Unfortunately, that is the sad situation in Malaysia these days but certainly, a journey of a thousand miles starts with a single step. A drastic and major change will not be so easy to achieve. I should know better, I faced it daily at work. And sometimes we can’t expect change to happen overnight or tomorrow or even 2 weeks later. It took more than 200 years for America to have its first non-white President. The same goes for the concept of Bangsa Malaysia – it may take some time.

For it to happen now in this paradise known as Malaysia would just be a distant dream. With a daily barrage of racial-based policies and talks such as NEP, Ketuanan Melayu and more, a more refined and ideal concept as Bangsa Malaysia will not find the right breathing space and will just wither away.

But does it mean we have to give up and leave it to fate? Are we going to let some uneducated, racist politicians determine how we are going to interact with other Malaysians?

We did the almost impossible in the last general election – we denied the 2/3 majority to a group of racial-based political parties and sent MIC and its President into the wilderness. Just 10 years ago, would we have thought that this would have been possible?

We have to start chipping the hard rock bit by bit

Look at Indonesia. As much as we like to blame them for the rising crime rates to illegal immigrants and yearly haze, Indonesia is many steps ahead of us in terms of racial treatment. They enacted laws that made racial segregation unlawful.

Indonesian lawmakers said this when they passed the Bill on the Elimination of Race and Ethnic Discrimination recently: –

A man cannot choose to be born as part of a certain race or ethnic group, and therefore discrimination must cease to exist

But did the change happen overnight?

I had a friend from Indonesia who is of pure Chinese descent and when he was in Malaysia, he preferred to talk Bahasa Indonesia. It is his national identity. Another is his name – Indonesians have made it very difficult to judge the ethnicity of a person by looking at their names. We don’t have to go to such extreme but if Malaysia had followed in Indonesia’s footsteps, unfair treatment based on names of formal applications, letters and others would have been avoided.

Shame on us if we could see a better world under Bangsa Malaysia and yet, we have not taken that first step

Many have blamed racial disunity and the postponement of Bangsa Malaysia on the current Government. It was not surprising that the events leading to the general election were tainted with racial slurs and provocations.

If the Government is the only source of the problem, then a change of Government must be done in the next election. Leaders who try to gain political mileage by making racial and seditious statements must be shown the exit door and be barred forever from being involved in the management of government in this country. It is not impossible to do this.

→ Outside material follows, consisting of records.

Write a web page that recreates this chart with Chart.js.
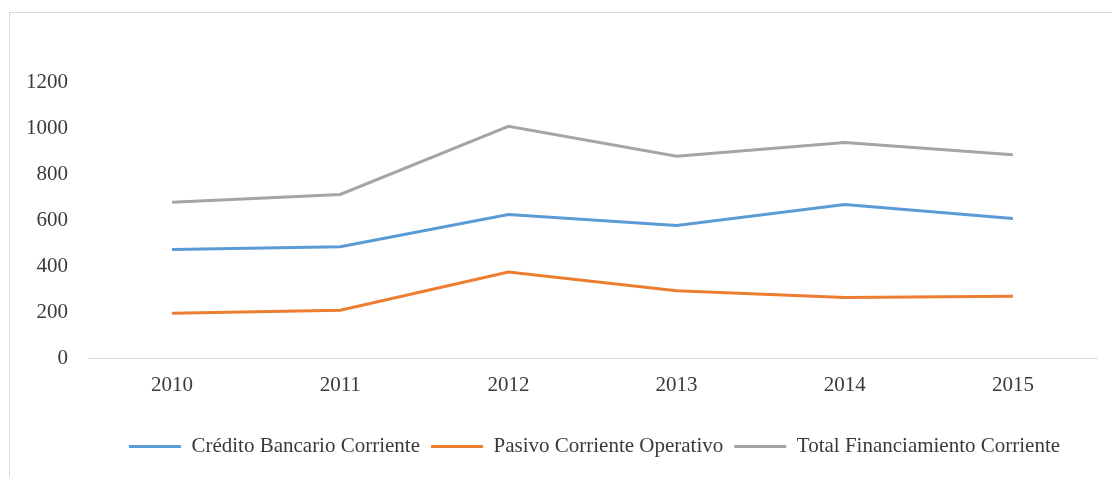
<!DOCTYPE html>
<html lang="es">
<head>
    <meta charset="UTF-8">
    <title>Financiamiento corriente 2010-2015</title>
    <script src="https://cdn.jsdelivr.net/npm/chart.js"></script>
    <style>
        html, body { margin: 0; padding: 0; background: #fff; }
        #wrap { position: relative; width: 1112px; height: 477px; overflow: hidden; }
        #frame {
            position: absolute; left: 9px; top: 12px; width: 1200px; height: 600px;
            border-left: 1px solid #d9d9d9; border-top: 1px solid #d9d9d9;
        }
        canvas { position: absolute; left: 0; top: 0; }
    </style>
</head>
<body>
    <div id="wrap">
        <div id="frame"></div>
        <canvas id="chart" width="1112" height="477"></canvas>
    </div>

    <script>
        // Datos
        const years = ['2010', '2011', '2012', '2013', '2014', '2015'];
        const creditoBancario = [472, 484, 624, 576, 667, 607];
        const pasivoOperativo = [195, 208, 374, 292, 263, 269];
        const totalFinanciamiento = [677, 711, 1007, 877, 937, 884];
        const seriesNames = ['Crédito Bancario Corriente', 'Pasivo Corriente Operativo', 'Total Financiamiento Corriente'];

        const fontFamily = '"Liberation Serif", "Times New Roman", serif';
        const textColor = '#3a3a3a';

        function serie(label, data, color) {
            return {
                label: label,
                data: data,
                borderColor: color,
                backgroundColor: color,
                borderWidth: 3,
                pointRadius: 0,
                pointHoverRadius: 0,
                pointStyle: 'line',
                tension: 0
            };
        }

        // centra la leyenda bajo el área del gráfico y no bajo todo el lienzo
        const legendUnderPlot = {
            id: 'legendUnderPlot',
            afterLayout(chart) {
                const lg = chart.legend;
                const area = chart.chartArea;
                const shift = (area.left + area.right) / 2 - (lg.left + lg.right) / 2 + 2;
                lg.left += shift;
                lg.right += shift;
            }
        };

        new Chart(document.getElementById('chart'), {
            type: 'line',
            data: {
                labels: years,
                datasets: [
                    serie(seriesNames[0], creditoBancario, '#5b9bd5'),
                    serie(seriesNames[1], pasivoOperativo, '#ed7d31'),
                    serie(seriesNames[2], totalFinanciamiento, '#a5a5a5')
                ]
            },
            options: {
                responsive: false,
                animation: false,
                layout: { padding: { top: 82, right: 15, bottom: 10, left: 0 } },
                scales: {
                    x: {
                        offset: true,
                        grid: { display: false, drawTicks: false },
                        border: { display: true, color: '#d9d9d9', width: 1 },
                        ticks: { padding: 15, color: textColor, font: { family: fontFamily, size: 21 } },
                        afterFit: (scale) => { scale.height = 67; }
                    },
                    y: {
                        min: 0,
                        max: 1200,
                        grid: { display: false, drawTicks: false },
                        border: { display: false },
                        ticks: {
                            stepSize: 200,
                            padding: 20,
                            color: textColor,
                            font: { family: fontFamily, size: 21 },
                            callback: (v) => String(v)
                        },
                        afterFit: (scale) => { scale.width = 88; }
                    }
                },
                plugins: {
                    legend: {
                        position: 'bottom',
                        labels: {
                            usePointStyle: true,
                            pointStyleWidth: 52,
                            padding: 11,
                            color: textColor,
                            font: { family: fontFamily, size: 21 }
                        }
                    },
                    tooltip: { enabled: false }
                }
            },
            plugins: [legendUnderPlot]
        });
    </script>
</body>
</html>
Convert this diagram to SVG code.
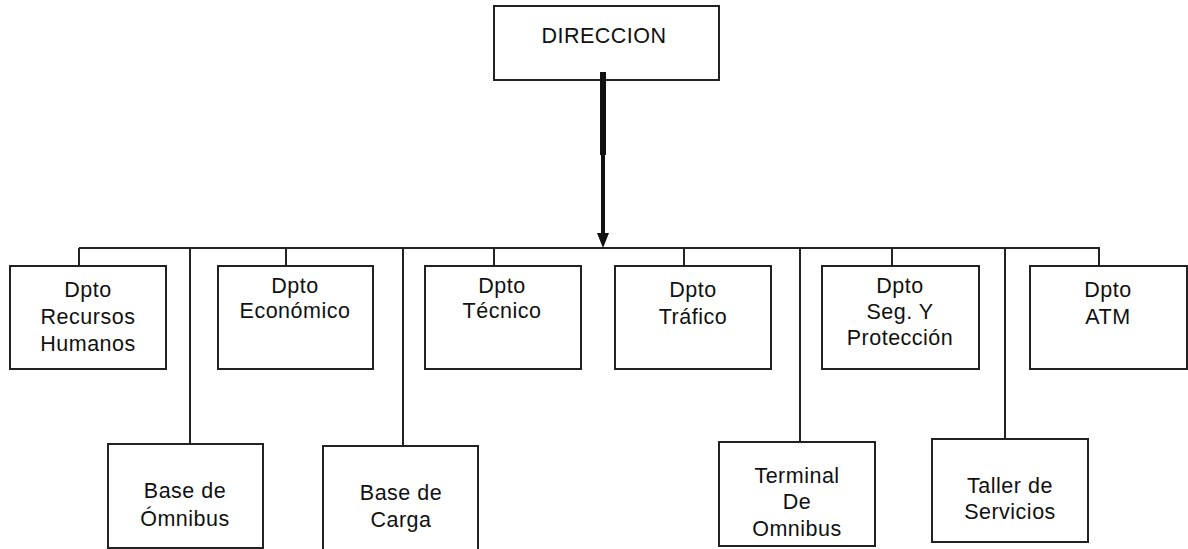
<svg xmlns="http://www.w3.org/2000/svg" width="1188" height="549" viewBox="0 0 1188 549">
<style>
.box{fill:#fff;stroke:#222;stroke-width:2}
.ln{stroke:#222;stroke-width:2;fill:none}
text{font-family:"Liberation Sans",Arial,sans-serif;font-size:21.5px;fill:#111;text-anchor:middle;letter-spacing:0.5px}
</style>
<rect width="1188" height="549" fill="#fff"/>
<g id="direccion"><rect class="box" x="494" y="6" width="225" height="74"/><text x="604" y="43">DIRECCION</text></g>
<g id="rrhh"><rect class="box" x="10" y="266" width="156" height="103"/><text x="88" y="297">Dpto</text><text x="88" y="324">Recursos</text><text x="88" y="351">Humanos</text></g>
<g id="economico"><rect class="box" x="218" y="266" width="155" height="103"/><text x="295" y="293">Dpto</text><text x="295" y="318">Económico</text></g>
<g id="tecnico"><rect class="box" x="425" y="266" width="156" height="103"/><text x="502" y="293">Dpto</text><text x="502" y="318">Técnico</text></g>
<g id="trafico"><rect class="box" x="615" y="266" width="156" height="103"/><text x="693" y="297">Dpto</text><text x="693" y="324">Tráfico</text></g>
<g id="seguridad"><rect class="box" x="822" y="266" width="157" height="103"/><text x="900" y="293">Dpto</text><text x="900" y="319">Seg. Y</text><text x="900" y="345">Protección</text></g>
<g id="atm"><rect class="box" x="1030" y="266" width="157" height="103"/><text x="1108" y="297">Dpto</text><text x="1108" y="324">ATM</text></g>
<g id="base-omnibus"><rect class="box" x="108" y="444" width="155" height="104"/><text x="185" y="498">Base de</text><text x="185" y="526">Ómnibus</text></g>
<g id="base-carga"><rect class="box" x="323" y="446" width="155" height="104"/><text x="401" y="500">Base de</text><text x="401" y="527">Carga</text></g>
<g id="terminal"><rect class="box" x="719" y="442" width="156" height="104"/><text x="797" y="483">Terminal</text><text x="797" y="509">De</text><text x="797" y="536">Omnibus</text></g>
<g id="taller"><rect class="box" x="932" y="439" width="156" height="103"/><text x="1010" y="493">Taller de</text><text x="1010" y="519">Servicios</text></g>
<g id="connectors">
<path class="ln" d="M79,248 H1100"/>
<path class="ln" d="M79,248 V266 M286,248 V266 M494,248 V266 M684,248 V266 M892,248 V266 M1099,248 V266"/>
<path class="ln" d="M190,248 V444 M403,248 V446 M800,248 V442 M1005,248 V439"/>
<path d="M603,72 V155" stroke="#111" stroke-width="6"/>
<path d="M603,155 V236" stroke="#111" stroke-width="4"/>
<path d="M597,233 L609,233 L603,248 Z" fill="#111"/>
</g>
</svg>
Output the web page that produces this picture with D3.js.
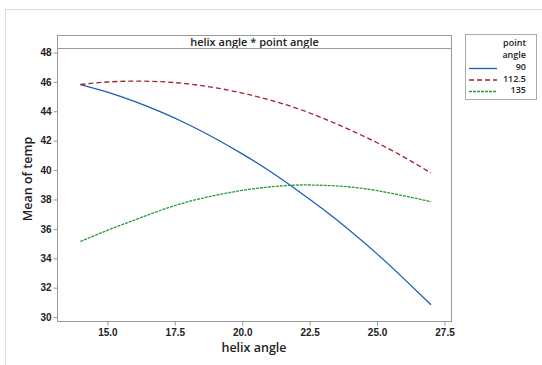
<!DOCTYPE html>
<html>
<head>
<meta charset="utf-8">
<script src="https://cdn.jsdelivr.net/npm/d3@7"></script>
<style>
  body { margin: 0; background: #fff; }
  svg { display: block; font-family: "Open Sans", "Noto Sans", sans-serif; }
  .axis text { font-size: 10px; font-weight: 600; fill: #222; }
  .axis path, .axis line { stroke: #999; }
</style>
</head>
<body>
<script>
// values
var helix = [14, 15, 16, 17, 18, 19, 20, 21, 22, 23, 24, 25, 26, 27];
var temp90 = [45.82, 45.3, 44.67, 43.94, 43.1, 42.15, 41.1, 39.95, 38.68, 37.33, 35.88, 34.3, 32.6, 30.84];
var temp112 = [45.82, 45.99, 46.05, 46.01, 45.86, 45.6, 45.24, 44.78, 44.22, 43.52, 42.73, 41.86, 40.88, 39.8];
var temp135 = [35.14, 35.9, 36.6, 37.28, 37.85, 38.28, 38.62, 38.85, 38.98, 38.96, 38.85, 38.6, 38.25, 37.85];
var pointAngles = ["90", "112.5", "135"];
var xTicks = [15, 17.5, 20, 22.5, 25, 27.5];
var yTicks = [30, 32, 34, 36, 38, 40, 42, 44, 46, 48];

var width = 542, height = 365;
var plot = {left: 57.5, right: 451.5, top: 48.5, bottom: 321.5};

var svg = d3.select("body").append("svg")
  .attr("width", width).attr("height", height);

// outer frame
svg.append("rect").attr("x", 5.5).attr("y", 9.5)
  .attr("width", 600).attr("height", 400)
  .attr("fill", "none").attr("stroke", "#ddd");

var x = d3.scaleLinear().domain([13.15, 27.76]).range([plot.left, plot.right]);
var y = d3.scaleLinear().domain([29.7, 48.27]).range([plot.bottom, plot.top]);

// title strip
svg.append("rect").attr("x", plot.left).attr("y", 35.5)
  .attr("width", plot.right - plot.left).attr("height", plot.top - 35.5)
  .attr("fill", "#fff").attr("stroke", "#999");
svg.append("text").attr("x", (plot.left + plot.right) / 2).attr("y", 45.5)
  .attr("text-anchor", "middle").attr("font-size", 11).attr("font-weight", 600)
  .attr("fill", "#222").text("helix angle * point angle");

// plot frame
svg.append("rect").attr("x", plot.left).attr("y", plot.top)
  .attr("width", plot.right - plot.left).attr("height", plot.bottom - plot.top)
  .attr("fill", "none").attr("stroke", "#999");

svg.append("g").attr("class", "axis")
  .attr("transform", "translate(0," + plot.bottom + ")")
  .call(d3.axisBottom(x).tickValues(xTicks).tickFormat(d3.format(".1f")).tickSize(4).tickSizeOuter(0))
  .call(function(g) { g.select(".domain").remove(); });

svg.append("g").attr("class", "axis")
  .attr("transform", "translate(" + plot.left + ",0)")
  .call(d3.axisLeft(y).tickValues(yTicks).tickSize(4).tickSizeOuter(0))
  .call(function(g) { g.select(".domain").remove(); g.selectAll("text").attr("x", -6); });

svg.append("text").attr("x", 254).attr("y", 352).attr("text-anchor", "middle")
  .attr("font-size", 12.5).attr("font-weight", 600).attr("fill", "#222").text("helix angle");
svg.append("text").attr("transform", "translate(32,179) rotate(-90)").attr("text-anchor", "middle")
  .attr("font-size", 12.5).attr("font-weight", 600).attr("fill", "#222").text("Mean of temp");

var series = [
  {name: pointAngles[0], values: temp90, color: "#1a5fb4", dash: null},
  {name: pointAngles[1], values: temp112, color: "#a3222a", dash: "5,3"},
  {name: pointAngles[2], values: temp135, color: "#2a9a3a", dash: "3,1"}
];

var line = d3.line()
  .x(function(d) { return x(d[0]); })
  .y(function(d) { return y(d[1]); })
  .curve(d3.curveNatural);

series.forEach(function(s) {
  var pts = helix.map(function(h, i) { return [h, s.values[i]]; });
  svg.append("path").attr("d", line(pts))
    .attr("fill", "none").attr("stroke", s.color).attr("stroke-width", 1.3)
    .attr("stroke-dasharray", s.dash);
});

// legend
var lg = svg.append("g").attr("font-size", 9).attr("font-weight", 600).attr("fill", "#222");
lg.append("rect").attr("x", 465.5).attr("y", 34.5).attr("width", 71).attr("height", 65)
  .attr("fill", "#fff").attr("stroke", "#aaa");
lg.append("text").attr("x", 526).attr("y", 46).attr("text-anchor", "end").text("point");
lg.append("text").attr("x", 526).attr("y", 57.5).attr("text-anchor", "end").text("angle");
series.forEach(function(s, i) {
  var cy = 68.5 + i * 11.5;
  lg.append("line").attr("x1", 469).attr("x2", 497).attr("y1", cy).attr("y2", cy)
    .attr("stroke", s.color).attr("stroke-width", 1.3).attr("stroke-dasharray", s.dash);
  lg.append("text").attr("x", 526).attr("y", cy + 1.5).attr("text-anchor", "end").text(s.name);
});
</script>
</body>
</html>
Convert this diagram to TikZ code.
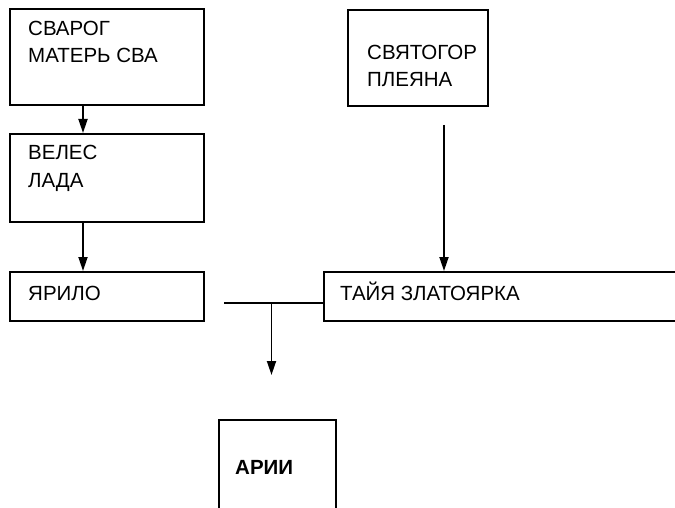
\documentclass[tikz,border=0pt]{standalone}
\usepackage{fontspec}
\setmainfont{Liberation Sans}
\usetikzlibrary{arrows.meta}
\begin{document}
\begin{tikzpicture}[x=1pt,y=-1pt,
  box/.style={draw, line width=2pt, rectangle, anchor=north west, inner sep=0pt},
  txt/.style={anchor=base west, inner sep=0pt, font=\fontsize{20.5}{27}\selectfont},
  conn/.style={line width=1.8pt},
  arr/.style={conn, -{Triangle[length=14pt,width=9pt]}}]
\clip (0,0) rectangle (675,508);
\fill[white] (0,0) rectangle (675,508);
% boxes
\node[box, minimum width=194pt, minimum height=96pt] (svarog) at (9,8) {};
\node[box, minimum width=194pt, minimum height=88pt] (veles) at (9,133) {};
\node[box, minimum width=140pt, minimum height=96pt] (svyatogor) at (347,9) {};
\node[box, minimum width=194pt, minimum height=49pt] (yarilo) at (9,271) {};
\node[box, minimum width=380pt, minimum height=49pt] (taya) at (323,271) {};
\node[box, minimum width=117pt, minimum height=120pt] (arii) at (218,419) {};
% texts
\node[txt] (t1) at (28,36) {СВАРОГ};
\node[txt] (t2) at (28,63) {МАТЕРЬ СВА};
\node[txt] (t3) at (28,160) {ВЕЛЕС};
\node[txt] (t4) at (28,187) {ЛАДА};
\node[txt] (t5) at (367,60) {СВЯТОГОР};
\node[txt] (t6) at (367,87) {ПЛЕЯНА};
\node[txt] (t7) at (28,300) {ЯРИЛО};
\node[txt] (t8) at (340,300) {ТАЙЯ ЗЛАТОЯРКА};
\node[txt, font=\fontsize{20.5}{27}\selectfont\bfseries] (t9) at (235,474) {АРИИ};
% connectors
\draw[arr] ([xshift=74pt]svarog.south west) -- ([xshift=74pt]veles.north west);
\draw[arr] ([xshift=74pt]veles.south west) -- ([xshift=74pt]yarilo.north west);
\coordinate (sv) at (444,125);
\draw[arr] (sv) -- (sv |- taya.north);
\coordinate (jl) at (224,302.7);
\coordinate (j) at (271.5,302.7);
\coordinate (ae) at (271.5,375);
\draw[conn] (jl) -- (jl -| taya.west);
\draw[arr] (j) -- (ae);
\end{tikzpicture}
\end{document}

But for now, let’s start with smaller steps, shall we?

3 thoughts on “Malaysia 101: Our Unique Bahasa Malaysia – What’s The Point?”

  1. Bro, I agree with the majority of the points raised in your post.

    But specifically on the language issue, a common language is only needed when the public does not understand each other’s language, much like the situation in India. In our case, Malay is spoken by 99% of the people, maybe bar the bumiputeras in Sabah and Sarawak.

    You see, I am looking at the issue from the point of substance, while you’re are looking at it from the point of form. Having common names and such can only help so far, for example lets say everyone in Malaysia has names in Malay instead, but NEP still rules and UMNO’s fascist propaganda still rules the day. Do you think that will solve our problems?

    A law similar to Indonesia’s will greatly help us, but it depends if UMNO inserts a clause on Ketuanan Melayu in it. If that’s the case, it is back to square one for us.

    I reiterate, change in government and abolishment of NEP is needed before we can even start talking about Bangsa Malaysia.

  2. Before i go into the question of language, i’d like to comment on the Obama phenomenon.

    In America, the society is politically structured ehnically into “white” and “black”.

    They have a problem to define who is white and black so the thought they could use skin colour as a determinate.

    But they actually went further than that, anyone with 1/16 african “blood” is considered black is does not matter you look whiter than the Obama fellow or even have almost blond hair and green eyes, if you have african ancestry and people know abut it you expected to be black. This is done so that they know who to exclude from white mainstream society. This is almost apartheid.

    Traditional malay power sructure have always been inclusive and not apartheidesque.. You are a “Malay” if you are muslim, have an ancestor from the any of the nusantara ethnic groups though not necessary required, speak bahasa Melayu and live like one. They be happy to include you in not keep you out your skin colour does not matter to them.

    Malaysia have had Obamas all the time. All our Prime Minsters are of mixed origin like Obama, no one question their Malay pedigree.